4) Be persistent. 90% of the companies you apply to won’t even acknowledge receipt of your application let alone give you feedback if you’re rejected. Don’t take it personally. Replying to job applicants takes a huge amount of time and administration and for some firms it’s really low on their list of priorities. As a rule of thumb, if you haven’t heard back from a company in two weeks, you are unlikely to be called to interview. Don’t give up though. It may mean you’re not right for that role, but other positions make crop up that are more suitable so keep applying.
5) Apply speculatively. If you apply for a specific job you are competing against all the other people applying for that role. If you write to a company speculatively here is less chance that you will be competing against others and that your letter will stand out. Make it clear what you are available for – full time, part time, temporary, permanent, contract, internships etc. Ask them to keep your details on file for any suitable vacancies and if you haven’t heard back from them in three months, write again.
6) Network endlessly. Use social network sites like Twitter, LinkedIn and Google+ to follow influential PRs and get yourself noticed. Go along to Tweet Ups, conferences and social events – lots of which are free to attend. Make a point of collecting business cards and connecting with the people you have met after the event.
7) Be realistic. If you’ve got two years of experience and are currently paid £25,000 a year, don’t apply for Director level roles paying £100,000. You’ll be wasting your time and that of the recruiter.
8) Dot the ‘i’s and cross the ‘t’s. Attention to detail is incredibly important when applying for jobs. Make sure you address your application to the right person, and spell their name correctly. Don’t just rely on spell check to pick up errors. Proof read your CV and covering letters several times before you press send, and make sure you attach the relevant documents to your email. Good writing and proof reading skills are required for most PR roles so it’s essential you can prove you have mastered the basics.
9) Pay it forward. If you spot a vacancy that would be great for a job hunting friend or acquaintance send them the link to the advert. Hopefully, they will return the favour.

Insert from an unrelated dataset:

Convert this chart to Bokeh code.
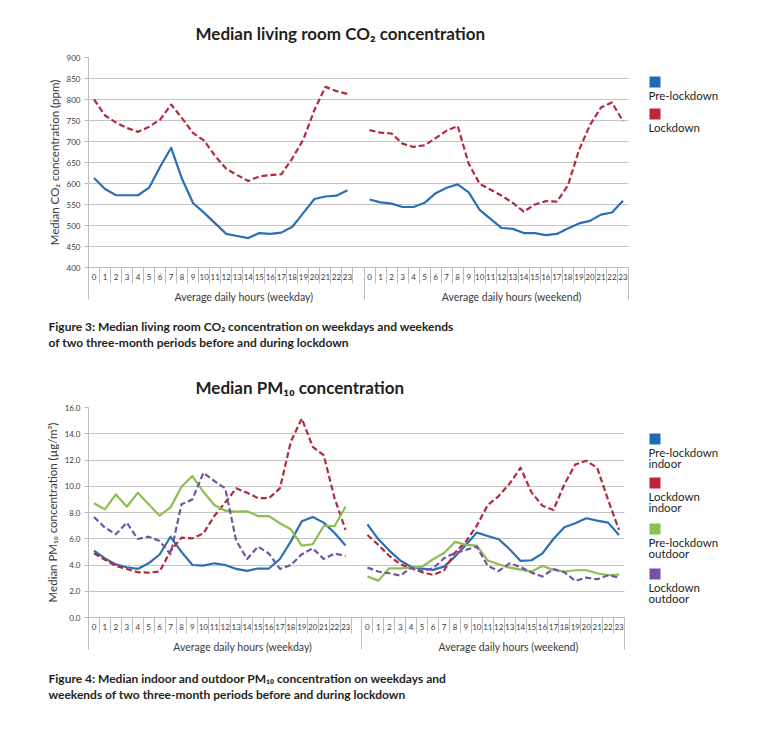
import math
from bokeh.plotting import figure
from bokeh.models import (Range1d, FixedTicker, LinearAxis, Label, BoxAnnotation,
                          PrintfTickFormatter, Title)
from bokeh.layouts import column
from bokeh.embed import file_html
from bokeh.resources import INLINE

# ---------------- data ----------------
HOURS = list(range(24))
GROUP_LABELS = ["Average daily hours (weekday)", "Average daily hours (weekend)"]

co2_pre_weekday = [613, 587, 572, 572, 572, 590, 640, 685, 610, 553, 530, 505,
                   480, 475, 470, 482, 480, 483, 497, 530, 563, 569, 571, 584]
co2_lock_weekday = [800, 762, 745, 732, 723, 735, 752, 788, 755, 720, 702, 665,
                    635, 620, 606, 617, 620, 622, 660, 705, 775, 830, 820, 813]
co2_pre_weekend = [562, 555, 552, 544, 544, 554, 577, 590, 598, 579, 537, 515,
                   494, 492, 482, 482, 477, 480, 493, 505, 511, 526, 531, 559]
co2_lock_weekend = [727, 721, 719, 695, 687, 691, 708, 726, 737, 647, 599, 585,
                    571, 554, 533, 550, 558, 557, 595, 679, 739, 781, 793, 748]

pm_pre_in_weekday = [5.1, 4.5, 4.05, 3.83, 3.7, 4.13, 4.8, 6.15, 5.0, 4.0, 3.95, 4.13,
                     4.0, 3.7, 3.55, 3.73, 3.73, 4.46, 5.8, 7.33, 7.66, 7.23, 6.44, 5.48]
pm_lock_in_weekday = [4.9, 4.4, 3.93, 3.7, 3.45, 3.42, 3.5, 5.07, 6.08, 6.03, 6.4, 7.73,
                      8.77, 9.84, 9.5, 9.1, 9.1, 9.84, 13.4, 15.16, 13.0, 12.37, 9.08, 6.67]
pm_pre_out_weekday = [8.7, 8.24, 9.38, 8.44, 9.5, 8.62, 7.76, 8.39, 9.96, 10.78, 9.58, 8.57,
                      8.14, 8.06, 8.09, 7.73, 7.73, 7.18, 6.72, 5.48, 5.58, 6.97, 6.97, 8.44]
pm_lock_out_weekday = [7.66, 6.85, 6.34, 7.23, 5.98, 6.16, 5.83, 4.82, 8.62, 9.0, 11.03, 10.4,
                       9.84, 5.86, 4.46, 5.4, 4.87, 3.7, 4.0, 4.82, 5.27, 4.46, 4.87, 4.69]
pm_pre_in_weekend = [7.1, 5.96, 5.1, 4.34, 3.85, 3.73, 3.63, 3.88, 4.64, 5.53, 6.47, 6.21,
                     5.96, 5.2, 4.31, 4.36, 4.89, 5.98, 6.87, 7.18, 7.56, 7.38, 7.23, 6.29]
pm_lock_in_weekend = [6.29, 5.53, 4.69, 4.06, 3.75, 3.45, 3.25, 3.58, 4.94, 5.78, 7.0, 8.57,
                      9.25, 10.2, 11.41, 9.53, 8.52, 8.19, 10.14, 11.66, 11.94, 11.41, 8.95, 6.67]
pm_pre_out_weekend = [3.12, 2.81, 3.75, 3.75, 3.8, 3.88, 4.44, 4.92, 5.76, 5.53, 5.48, 4.34,
                      4.06, 3.8, 3.65, 3.5, 3.93, 3.63, 3.5, 3.6, 3.6, 3.37, 3.22, 3.27]
pm_lock_out_weekend = [3.8, 3.5, 3.37, 3.19, 3.8, 3.55, 3.75, 4.51, 4.92, 5.15, 5.4, 3.93,
                       3.55, 4.13, 3.85, 3.42, 3.12, 3.7, 3.45, 2.79, 3.04, 2.92, 3.22, 3.04]

co2_ticks = list(range(400, 901, 50))
pm_ticks = list(range(0, 17, 2))

BLUE = "#2A6FB6"
RED = "#B32A3C"
GREEN = "#8DBE50"
PURPLE = "#7254A4"
SQ_BLUE = "#1F6BB5"
SQ_RED = "#C0233A"
SQ_GREEN = "#8CC152"
SQ_PURPLE = "#7353A5"
GRID = "#C4C4C4"
AXIS = "#BDBDBD"
TXT = "#3A3A3A"
DARK = "#231F20"
FONT = "Lato"
WEEKEND_SHIFT = 25
N_SLOTS = 49          # 24 weekday + 1 gap + 24 weekend
FRAME_W = 762 - 88    # frame also hosts the legend on the right


def build(title, ylabel, y0, y1, yticks, yfmt, series, legend, caption,
          data_w, frame_h, b_top, b_bottom, title_standoff, cap_standoff):
    slot = data_w / N_SLOTS
    x_end = -0.5 + FRAME_W / slot
    data_bounds = (-0.5, N_SLOTS - 0.5)
    p = figure(frame_width=FRAME_W, frame_height=frame_h,
               min_border_left=88, min_border_right=0,
               min_border_top=b_top, min_border_bottom=b_bottom,
               x_range=Range1d(-0.5, x_end), y_range=Range1d(y0, y1),
               output_backend="svg", toolbar_location=None)
    p.outline_line_color = None
    p.background_fill_color = "white"
    p.border_fill_color = "white"
    p.xgrid.grid_line_color = None
    p.ygrid.grid_line_color = GRID
    p.ygrid.grid_line_width = 1.2
    p.ygrid.ticker = FixedTicker(ticks=yticks)
    p.ygrid.cross_bounds = data_bounds

    ya = p.yaxis[0]
    ya.ticker = FixedTicker(ticks=yticks, minor_ticks=[])
    if yfmt:
        ya.formatter = PrintfTickFormatter(format=yfmt)
    ya.axis_line_color = AXIS
    ya.major_tick_line_color = AXIS
    ya.major_tick_out = 4
    ya.major_tick_in = 0
    ya.minor_tick_line_color = None
    ya.major_label_text_font = FONT
    ya.major_label_text_font_size = "8px"
    ya.major_label_text_color = TXT
    ya.major_label_standoff = 4
    ya.axis_label = ylabel
    ya.axis_label_text_font = FONT
    ya.axis_label_text_font_size = "11.5px"
    ya.axis_label_text_font_style = "normal"
    ya.axis_label_text_color = TXT
    ya.axis_label_standoff = 3

    xs_wd = HOURS
    xs_we = [h + WEEKEND_SHIFT for h in HOURS]
    overrides = {}
    for h in HOURS:
        overrides[h] = str(h)
        overrides[h + WEEKEND_SHIFT] = str(h)
    seps = [h - 0.5 for h in range(25)] + [h + WEEKEND_SHIFT - 0.5 for h in range(25)]
    xa = p.xaxis[0]
    xa.bounds = data_bounds
    xa.ticker = FixedTicker(ticks=xs_wd + xs_we, minor_ticks=seps)
    xa.major_label_overrides = overrides
    xa.axis_line_color = AXIS
    xa.major_tick_line_color = None
    xa.major_tick_out = 0
    xa.major_tick_in = 0
    xa.minor_tick_line_color = AXIS
    xa.minor_tick_out = 16
    xa.minor_tick_in = 0
    xa.major_label_text_font = FONT
    xa.major_label_text_font_size = "8px"
    xa.major_label_text_color = TXT
    xa.major_label_standoff = -10

    ga = LinearAxis(ticker=FixedTicker(ticks=[13.6, 37.9],
                                       minor_ticks=[-0.5, 24.5, 48.5]))
    ga.bounds = data_bounds
    ga.major_label_overrides = {13.6: GROUP_LABELS[0], 37.9: GROUP_LABELS[1]}
    ga.axis_line_color = None
    ga.major_tick_line_color = None
    ga.major_tick_out = 0
    ga.major_tick_in = 0
    ga.minor_tick_line_color = AXIS
    ga.minor_tick_out = 17
    ga.minor_tick_in = 0
    ga.major_label_text_font = FONT
    ga.major_label_text_font_size = "10.5px"
    ga.major_label_text_color = TXT
    ga.major_label_standoff = -9
    p.add_layout(ga, "below")

    for wd, we, color, dash in series:
        for xs, ys in ((xs_wd, wd), (xs_we, we)):
            p.line(xs, ys, line_color=color, line_width=2.2, line_dash=dash,
                   line_join="round")

    p.add_layout(Title(text=title, text_font=FONT, text_font_style="bold",
                       text_font_size="17px", text_color=DARK, align="left",
                       offset=107, standoff=title_standoff), "above")
    p.add_layout(Title(text="\n".join(caption), text_font=FONT, text_font_style="bold",
                       text_font_size="12px", text_color=DARK, align="left",
                       text_line_height=1.05, offset=-40, standoff=cap_standoff), "below")

    # legend (square above its label), inside the extended frame
    for (sq_top, color, lines) in legend:
        p.add_layout(BoxAnnotation(left=561, right=572, top=sq_top, bottom=sq_top - 11,
                                   left_units="screen", right_units="screen",
                                   top_units="screen", bottom_units="screen",
                                   fill_color=color, fill_alpha=1.0, line_color=None))
        for i, t in enumerate(lines):
            p.add_layout(Label(x=560, y=sq_top - 18.5 - 11.8 * i, x_units="screen",
                               y_units="screen", text=t, text_font=FONT,
                               text_font_size="11.5px", text_color=DARK,
                               text_align="left", text_baseline="middle"))
    return p


p1 = build("Median living room CO\u2082 concentration",
           "Median CO\u2082 concentration (ppm)",
           400, 900, co2_ticks, None,
           [(co2_pre_weekday, co2_pre_weekend, BLUE, "solid"),
            (co2_lock_weekday, co2_lock_weekend, RED, "6 3")],
           [(191, SQ_BLUE, ["Pre-lockdown"]), (159, SQ_RED, ["Lockdown"])],
           ["Figure 3: Median living room CO\u2082 concentration on weekdays and weekends",
            "of two three-month periods before and during lockdown"],
           540, 210, 57, 97, 27, 23)

p2 = build("Median PM\u2081\u2080 concentration",
           "Median PM\u2081\u2080 concentration (\u00b5g/m\u00b3)",
           0, 16, pm_ticks, "%.1f",
           [(pm_pre_in_weekday, pm_pre_in_weekend, BLUE, "solid"),
            (pm_lock_in_weekday, pm_lock_in_weekend, RED, "6 3"),
            (pm_pre_out_weekday, pm_pre_out_weekend, GREEN, "solid"),
            (pm_lock_out_weekday, pm_lock_out_weekend, PURPLE, "6 3")],
           [(184, SQ_BLUE, ["Pre-lockdown", "indoor"]),
            (140, SQ_RED, ["Lockdown", "indoor"]),
            (94, SQ_GREEN, ["Pre-lockdown", "outdoor"]),
            (49, SQ_PURPLE, ["Lockdown", "outdoor"])],
           ["Figure 4: Median indoor and outdoor PM\u2081\u2080 concentration on weekdays and",
            "weekends of two three-month periods before and during lockdown"],
           536, 210, 43, 100, 20, 26)

layout = column(p1, p2, spacing=0)
open("out.html", "w").write(file_html(layout, INLINE))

10) Say thank you. If you get a personal response to your application – even if it is a rejection – write and say thank you. If you get an interview – even if you don’t get the job – write and say thank you. If someone introduces you to a contact who then offers you an interview, write and thank the referrer. Such a simple courtesy will make you stick in their minds and will make them more likely to recommend you again in the future. Thank you letters and emails are rarer than you might imagine and are a really easy way to build your reputation as a thoughtful and friendly person to work with.